In the real world, a doctor can use a knife to cut along any path on the body, unveil the skin and investigate the internals. It would be ideal if the same thing can be done on the volume data with a virtual knife. With this metaphor in mid, we develop a freehand volume cutting tool that allows the doctor to cut the volume in freehand. The cutting path on a volumetric data surface is created with the help of Intelligent Scissor, which is an interactive technique for 2D image segmentation. Our proposed segmentation tool for volume data tends to place the curve/path along the feature lines/curves, hence freeing the doctor from fine tuning the cutting path. Once a closed cutting path is established on the extracted 3D surface volumes along the cutting path. Since the internal cutting surface can be any arbitrary surface, we use a cost minimization technique to make the surface as smooth as possible.

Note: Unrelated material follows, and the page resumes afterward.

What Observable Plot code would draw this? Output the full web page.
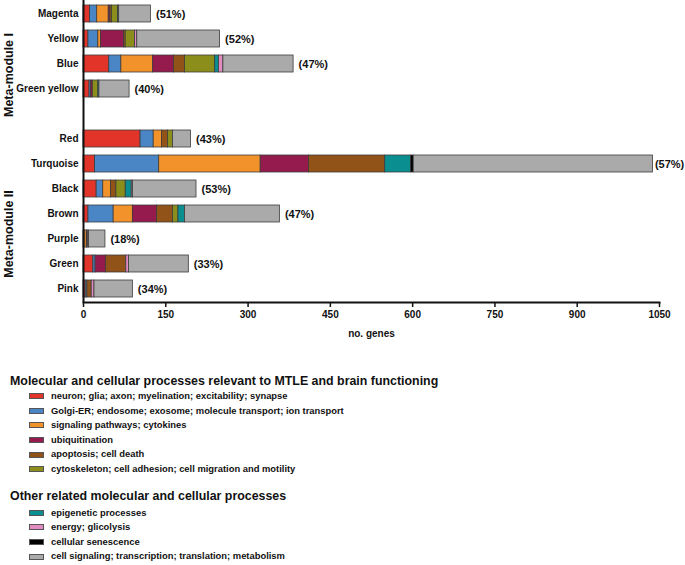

Once the volume is partitioned, we can display the cut volumes using a 3D- texture based volume rendering algorithm.
We describe an isosurface extraction algorithm which can generate low resolution isosurfaces, with 4 to 25 times fewer triangles than that generated by marching cubes algorithm, in comparable running times. The key idea is to partition the volume in to variable-sized rectangular boxes and extract isosurface for each box. The flexibility of forming rectangular boxes instead of square boxes improves the triangle reduction ratio. It is faster than postprocessing triangle reduction algorithms to generate low resolution mesh though the triangles in the mesh may not be optimally reduced. The generated mesh also preserve the geometry details of the true isosurface. By climbing from vertices to edges to faces, the algorithm constructs boxes which adapt to the geometry of the true isosurface. Unlike previous adaptive cubes algorithms, the algorithm does not suffer from the gap filling problem.